31. Разве же это сравнение? Разве оно не достойно скорее осмеяния, чем опровержения? Кто не подвергнется незаслуженному осмеянию, если станет заботиться о том, есть ли у него сосуд [для масла]? Но если кто-то поможет кому-нибудь избавиться от уродства или мучительных страданий, он заслуженно обретет великую благодарность. И если мудрец будет отправлен тираном на мучение к палачу, у него будет иное выражение лица, чем если бы он потерял пузырек с маслом; отправляясь на великую и трудную битву, видя, что ему предстоит бой со смертельным врагом, то есть страданием, он призовет себе на помощь все доводы мужества и терпения, под защитой которых вступит, как я сказал, в это трудное и великое сражение.

Далее, нас не интересует, что именно “затемняется” или совершенно исчезает из-за того, что слишком мало, но мы хотим знать, что является таковым, чтобы составить высшее благо (ut expleat summam). Одно наслаждение среди множества других в жизни, посвященной наслаждениям, делается незаметным, однако же оно, сколь бы ни было мало, составляет часть этой жизни, посвященной наслаждению. Одна монетка в богатствах Креза незаметна, но она — часть этих богатств. Поэтому пусть будут незаметны и те вещи, которые мы называем согласными с природой, лишь бы они составляли часть счастливой жизни[631].

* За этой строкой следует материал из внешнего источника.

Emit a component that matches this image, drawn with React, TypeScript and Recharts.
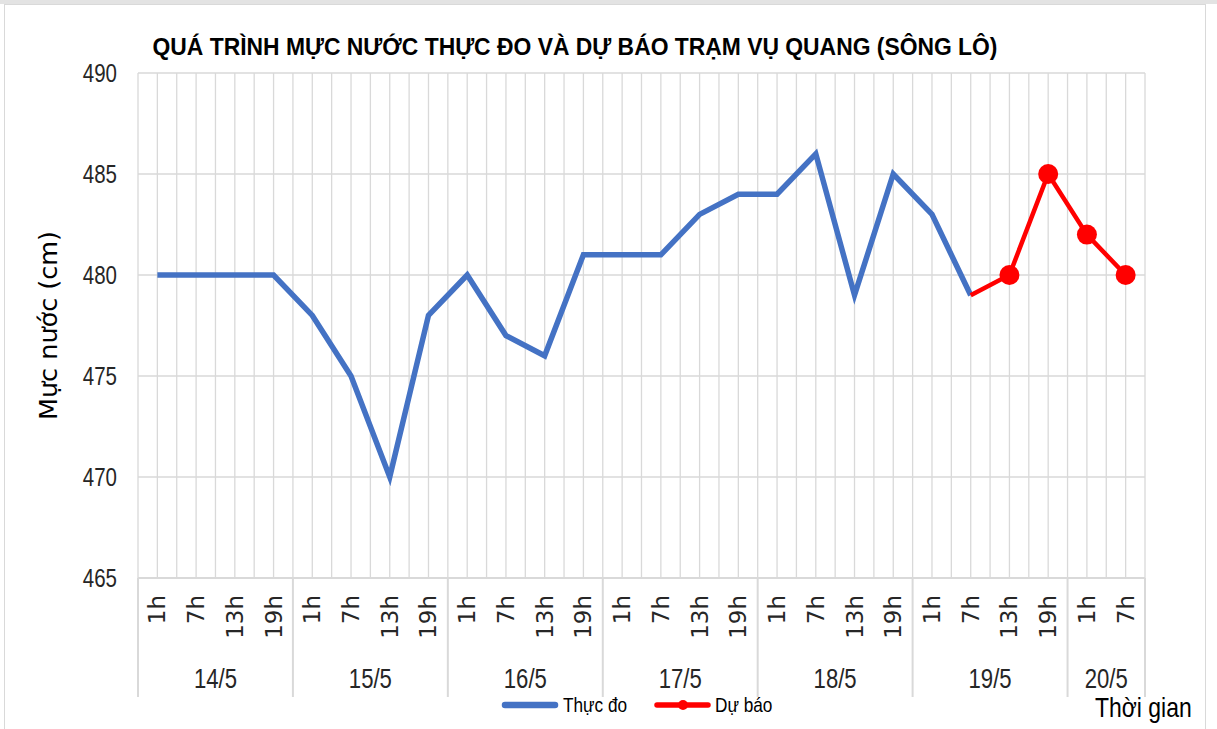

XIII. 32. Но если, как мы условились, есть некое природное побуждение к вещам, согласным с природой, следует всех их как-то объединить. Когда это будет сделано, появится возможность на досуге исследовать все эти вопросы о значительности (magnitudo) вещей, о том, какими преимуществами (excellentia) для достижения счастливой жизни обладает каждая из них, об этих ваших затмениях (obscurationes), делающих вещи из-за их едва различимой или даже вовсе неразличимой малости незаметными.